FILED IN: Education

Blind Florida mom in bind after school district eliminates busing service

Visually impaired mother scrambles to find a way to get Kindergarten son to school.
Visually impaired mother scrambles to find a way to get Kindergarten son to school.

A mother in Lake County, Florida, is scrambling as school starts, after she learned that busing in her neighborhood was cut due to school district wide budget constraints.

The situation presents further challenges for the mother of two, a 2 and 5-year-old, because she is legally blind.

Tammy Wilkins-Ferrell told the Orlando Sentinel that her family lives a mile from the school and walking to school means crossing  a busy highway. Wilkins-Ferrell’s husband’s job prevents him from being able to walk their Kindergarten son, David, to school, so she is left with very little options. Wilkins-Ferrell says that walking David to school is simply not safe. She says that the device she would need to use, a monocular, in order to determine the position of the lights at the busy intersection she must cross, would be impossible to use while pushing a stroller.

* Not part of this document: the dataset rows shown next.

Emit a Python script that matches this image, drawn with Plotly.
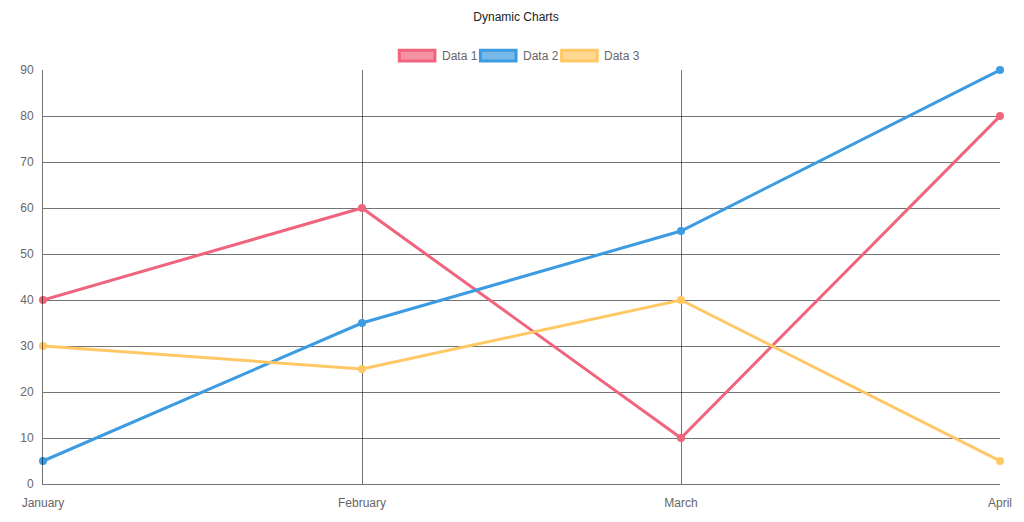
import plotly.graph_objects as go

months = ["January", "February", "March", "April"]
data1 = [40, 60, 10, 80]
data2 = [5, 35, 55, 90]
data3 = [30, 25, 40, 5]
names = ["Data 1", "Data 2", "Data 3"]
colors = ["rgb(240,100,125)", "rgb(60,155,225)", "rgb(255,200,100)"]
fills = ["rgba(240,100,125,0.7)", "rgba(60,155,225,0.7)", "rgba(255,200,100,0.7)"]

fig = go.Figure()
for vals, n, c in zip([data1, data2, data3], names, colors):
    fig.add_trace(go.Scatter(x=months, y=vals, name=n, mode="lines+markers", cliponaxis=False,
                             line=dict(color=c, width=3), marker=dict(color=c, size=8)))

L, R, T, B = 37, 1004, 70, 488
def px(x): return (x - L) / (R - L)
def py(y): return (B - y) / (B - T)

shapes, anns = [], []
for i, (n, c, f) in enumerate(zip(names, colors, fills)):
    x0 = 397 + i * 82
    shapes.append(dict(type="rect", xref="paper", yref="paper", x0=px(x0), x1=px(x0 + 36),
                       y0=py(61), y1=py(50), line=dict(color=c, width=3), fillcolor=f))
    anns.append(dict(xref="paper", yref="paper", x=px(x0 + 41), y=py(55.5), text=n,
                     showarrow=False, xanchor="left", yanchor="middle",
                     font=dict(size=12, color="#666")))

grid = "rgba(0,0,0,0.55)"
fig.update_layout(
    width=1016, height=514, showlegend=False,
    margin=dict(l=29, r=20, t=62, b=34),
    paper_bgcolor="white", plot_bgcolor="white",
    font=dict(family="Liberation Sans, Arial", size=12, color="#666"),
    title=dict(text="Dynamic Charts", x=0.5, y=0.9825, xanchor="center", yanchor="middle",
               font=dict(size=12, color="#222")),
    shapes=shapes, annotations=anns,
    xaxis=dict(type="category", range=[0, 3], showgrid=True, gridcolor=grid, gridwidth=1,
               zeroline=False, showline=True, linecolor=grid, ticks="outside", ticklen=8,
               tickcolor="rgba(0,0,0,0)", mirror=False),
    yaxis=dict(range=[0, 90], dtick=10, showgrid=True, gridcolor=grid, zeroline=False,
               showline=True, linecolor=grid, ticks="outside", ticklen=6,
               tickcolor="rgba(0,0,0,0)"),
)
fig.write_html("out.html")
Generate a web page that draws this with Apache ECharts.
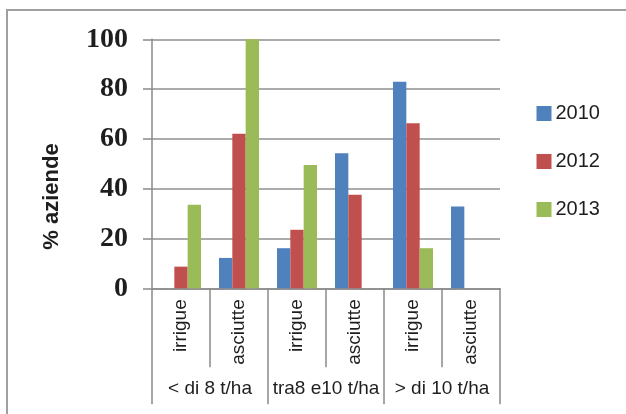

Wilkins-Ferrell said, “I can’t use my cane and push a baby stroller. And what happens when some car doesn’t see that I can’t see and that I have to use a monocular and they hit me?”

David’s school, Lost Lake Elementary, is helping Wilkins-Ferrell establish a special needs plan in order to force the school district to accommodate David and offer busing services, but Wilkins-Ferrell says the process is slow and won’t come in time for school to start. Wilkins-Ferrell says she’ll have to rely on friends to take David to school until the school district determines his extenuating circumstances, approving him for special services. Wilkins-Ferrell hopes the decision comes sooner rather than later.

“I just don’t have all the resources to make a permanent resolution,” Wilkins-Ferrell said.